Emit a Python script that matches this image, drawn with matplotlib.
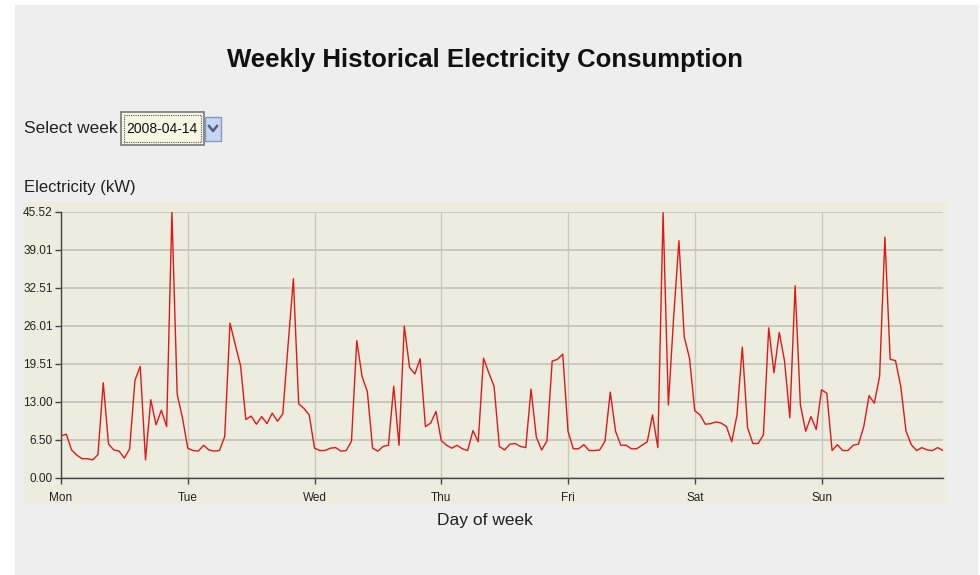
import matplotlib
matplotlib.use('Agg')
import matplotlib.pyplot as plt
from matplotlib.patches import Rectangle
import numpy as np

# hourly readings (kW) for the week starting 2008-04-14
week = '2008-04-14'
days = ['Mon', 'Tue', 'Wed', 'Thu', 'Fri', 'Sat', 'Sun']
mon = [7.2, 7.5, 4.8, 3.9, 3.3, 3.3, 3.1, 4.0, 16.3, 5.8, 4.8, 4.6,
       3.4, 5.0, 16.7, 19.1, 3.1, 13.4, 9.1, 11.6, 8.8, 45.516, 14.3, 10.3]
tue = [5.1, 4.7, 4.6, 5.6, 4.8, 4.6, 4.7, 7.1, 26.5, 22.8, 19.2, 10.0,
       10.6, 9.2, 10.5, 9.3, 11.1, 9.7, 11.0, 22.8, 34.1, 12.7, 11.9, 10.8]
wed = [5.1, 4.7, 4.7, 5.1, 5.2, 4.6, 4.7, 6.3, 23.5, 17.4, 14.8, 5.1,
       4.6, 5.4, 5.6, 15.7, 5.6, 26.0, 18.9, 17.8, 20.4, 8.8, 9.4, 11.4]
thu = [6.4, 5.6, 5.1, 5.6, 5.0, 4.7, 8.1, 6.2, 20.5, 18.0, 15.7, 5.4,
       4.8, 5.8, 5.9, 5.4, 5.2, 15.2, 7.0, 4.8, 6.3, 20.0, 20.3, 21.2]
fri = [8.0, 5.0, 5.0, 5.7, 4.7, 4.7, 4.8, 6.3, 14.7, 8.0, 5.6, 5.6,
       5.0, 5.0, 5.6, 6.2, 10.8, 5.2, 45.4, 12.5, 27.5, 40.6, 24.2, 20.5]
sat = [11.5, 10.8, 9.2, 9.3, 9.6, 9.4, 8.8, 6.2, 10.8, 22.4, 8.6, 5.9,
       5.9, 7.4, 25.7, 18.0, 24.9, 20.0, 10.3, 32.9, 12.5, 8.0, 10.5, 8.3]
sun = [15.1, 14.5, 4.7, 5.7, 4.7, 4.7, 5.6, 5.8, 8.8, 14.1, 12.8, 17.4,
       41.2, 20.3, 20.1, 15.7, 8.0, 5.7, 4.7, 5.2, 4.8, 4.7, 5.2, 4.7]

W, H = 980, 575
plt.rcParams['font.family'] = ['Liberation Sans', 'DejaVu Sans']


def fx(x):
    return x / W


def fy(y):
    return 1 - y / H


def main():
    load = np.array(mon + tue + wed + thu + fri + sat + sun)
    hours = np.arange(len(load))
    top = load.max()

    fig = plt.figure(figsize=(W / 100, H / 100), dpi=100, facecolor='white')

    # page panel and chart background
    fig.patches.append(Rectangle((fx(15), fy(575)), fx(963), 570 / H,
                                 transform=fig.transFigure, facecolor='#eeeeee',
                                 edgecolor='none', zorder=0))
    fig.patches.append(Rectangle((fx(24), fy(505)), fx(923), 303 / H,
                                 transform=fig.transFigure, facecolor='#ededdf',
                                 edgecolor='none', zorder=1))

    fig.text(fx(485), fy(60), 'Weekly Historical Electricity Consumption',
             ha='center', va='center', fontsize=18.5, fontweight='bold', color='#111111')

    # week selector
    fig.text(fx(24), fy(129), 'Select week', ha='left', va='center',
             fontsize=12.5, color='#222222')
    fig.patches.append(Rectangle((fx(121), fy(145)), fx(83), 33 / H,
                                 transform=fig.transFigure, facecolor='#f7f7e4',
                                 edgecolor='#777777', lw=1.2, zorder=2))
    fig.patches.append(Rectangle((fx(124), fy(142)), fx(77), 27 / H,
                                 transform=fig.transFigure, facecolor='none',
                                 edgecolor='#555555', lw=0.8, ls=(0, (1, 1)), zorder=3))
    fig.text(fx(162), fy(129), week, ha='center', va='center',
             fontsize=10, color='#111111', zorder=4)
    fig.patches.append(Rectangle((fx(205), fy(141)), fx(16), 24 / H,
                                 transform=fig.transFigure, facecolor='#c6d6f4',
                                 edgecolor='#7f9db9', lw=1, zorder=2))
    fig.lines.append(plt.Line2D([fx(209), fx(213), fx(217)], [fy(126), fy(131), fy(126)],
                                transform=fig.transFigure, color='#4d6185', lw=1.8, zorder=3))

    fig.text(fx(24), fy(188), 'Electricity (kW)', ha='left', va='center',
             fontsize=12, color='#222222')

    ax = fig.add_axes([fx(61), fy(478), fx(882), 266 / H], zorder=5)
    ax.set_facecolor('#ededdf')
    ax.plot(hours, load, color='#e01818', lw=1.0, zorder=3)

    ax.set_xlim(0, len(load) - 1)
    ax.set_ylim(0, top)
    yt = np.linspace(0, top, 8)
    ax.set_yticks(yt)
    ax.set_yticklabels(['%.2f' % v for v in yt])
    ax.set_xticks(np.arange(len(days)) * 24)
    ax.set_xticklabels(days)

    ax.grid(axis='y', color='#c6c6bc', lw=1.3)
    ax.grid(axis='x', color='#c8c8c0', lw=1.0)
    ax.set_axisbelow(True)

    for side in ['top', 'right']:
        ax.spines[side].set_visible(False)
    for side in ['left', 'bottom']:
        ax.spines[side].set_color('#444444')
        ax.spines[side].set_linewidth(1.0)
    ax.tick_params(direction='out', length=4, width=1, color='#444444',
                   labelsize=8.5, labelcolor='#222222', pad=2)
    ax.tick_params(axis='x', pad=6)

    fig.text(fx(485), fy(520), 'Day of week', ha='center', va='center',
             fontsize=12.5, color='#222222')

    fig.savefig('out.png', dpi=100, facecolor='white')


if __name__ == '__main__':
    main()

-------

> _Problem to work on_
Repeat the lines above, starting at the first and stopping after the line that holds "import numpy as np", with the pictures left out.

> _Solution to the problem_
Emit a Python script that matches this image, drawn with matplotlib.
import matplotlib
matplotlib.use('Agg')
import matplotlib.pyplot as plt
from matplotlib.patches import Rectangle
import numpy as np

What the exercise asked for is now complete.